Conor really gets it
MODEST: Conor Burns during ‘that’ C4 interview

MODEST: Conor Burns during ‘that’ C4 interview

 “I’M still Conor, I’m still the wee fella from the Antrim Road.”
Thus spake Conor Burns – Tory Minister of State for Northern Ireland – during an interview with Freya McClements of the Irish Times which was as hard-hitting as a water balloon hitting a walrus.
Now much as Squinter admires Conor’s dizzying rise to the middle-rung of a Conservative Party about to be led by the towering intellect that is Liz Truss, he’s not sure that the Honourable Member for Bournemouth West has attained the heights of global fame that Jennifer Lopez reached when she thrilled the world with the timeless classic ‘I’m Still Jenny From the Block’. But if Conor thinks that being an NIO apparatchik entitles a man to go all J-Lo about his achievements, then good luck to him. And god bless his chutzpah.
As Conor and Freya continued their interview, conducted during a stroll around the Waterworks accompanied by a photographer with a brief to capture the subject in a series of interesting and windswept moods and poses, Boris Johnson’s most pantingly loyal acolyte opened up more about his deep spiritual connection with the people of the New Lodge. And he laid out the innate understanding that he developed of the serpentine political and historical intricacies of the north during the many, many years he spent as a boy in the Bandit Country of North Belfast from birth to Primary 3:

“I have an emotional, instinctive understanding of this place because I’m from here. I lived it, I’ve breathed it, my family are here.”
Squinter grew up in a very similar urban, working class environment three miles across the city. But he has to say that when he was in P3 he hadn’t ‘lived’ Belfast. The only things he’d lived were rap-the-doors-and-run-away, egg-and-milk chews and Scooby-Doo.
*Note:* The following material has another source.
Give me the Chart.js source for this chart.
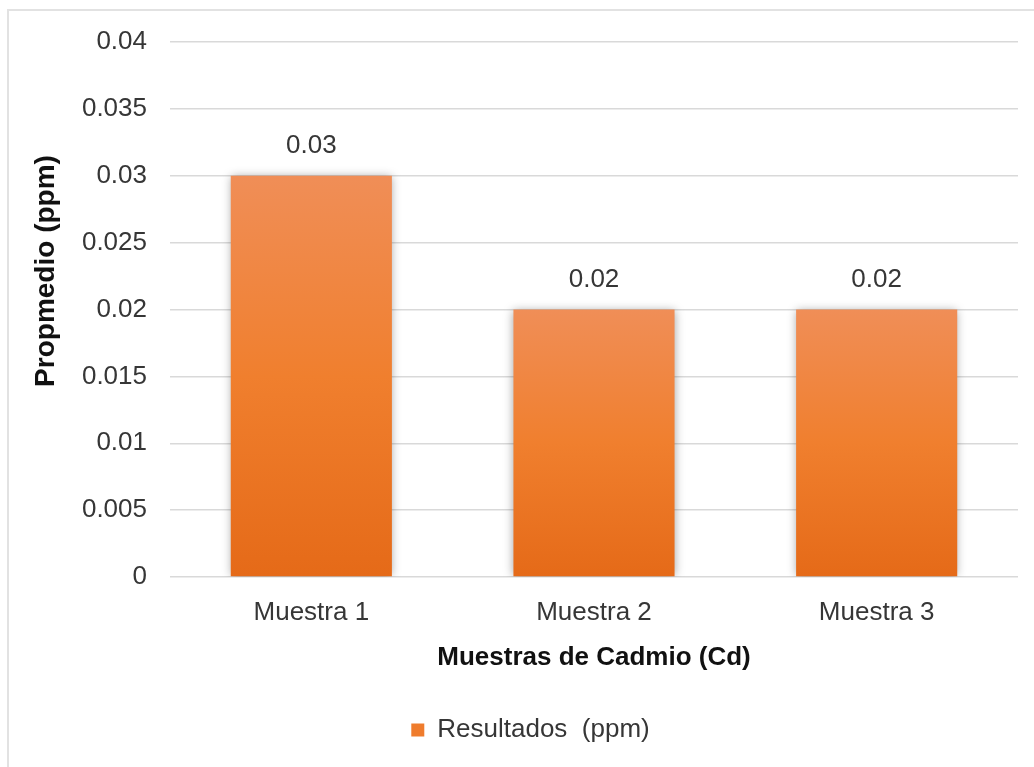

But if Conor thinks that living in the New Lodge until he made his First Communion confers on him as a man of a certain age a Solomon-like understanding of Belfast then the only response can be, Fair play, big man – they must have put some special stuff in your Dairylea Triangles that those of us who’ve spent our lives here were denied.
But while the hilarious hubris of “I’m still Conor, I’m still the wee boy from the Antrim Road” will loom large in Ireland when it’s time for posterity to carve Conor’s epitaph, it will feature some way below his most famous contribution to the political and social discourse. That came when he told Channel 4’s Cathy Newman that Boris ‘Pump Up the Jam’ Johnson had not attended a birthday party at 10 Downing Street, but had been “ambushed by a cake”.
Up to that point, Squinter’s favourite Tory quote in the Tory Austerity Banter Years was the now disgraced, money-grubbing Owen Paterson, who, on being asked why a cull target in his Environment Department hadn’t been reached, replied: “The badgers moved the goalposts.” Owen, of course, was another Tory C-lister sent to loyal Ulster to keep him away from the scissors.
If Conor’s handed this article as part of his press team’s daily media brief, Squinter can only hope that he takes it in the right spirit. After all, if he’s still a wee boy from the Antrim Road, Squinter’s still an oul’ lad from the Lower Whack. And that’s a bond worth treasuring.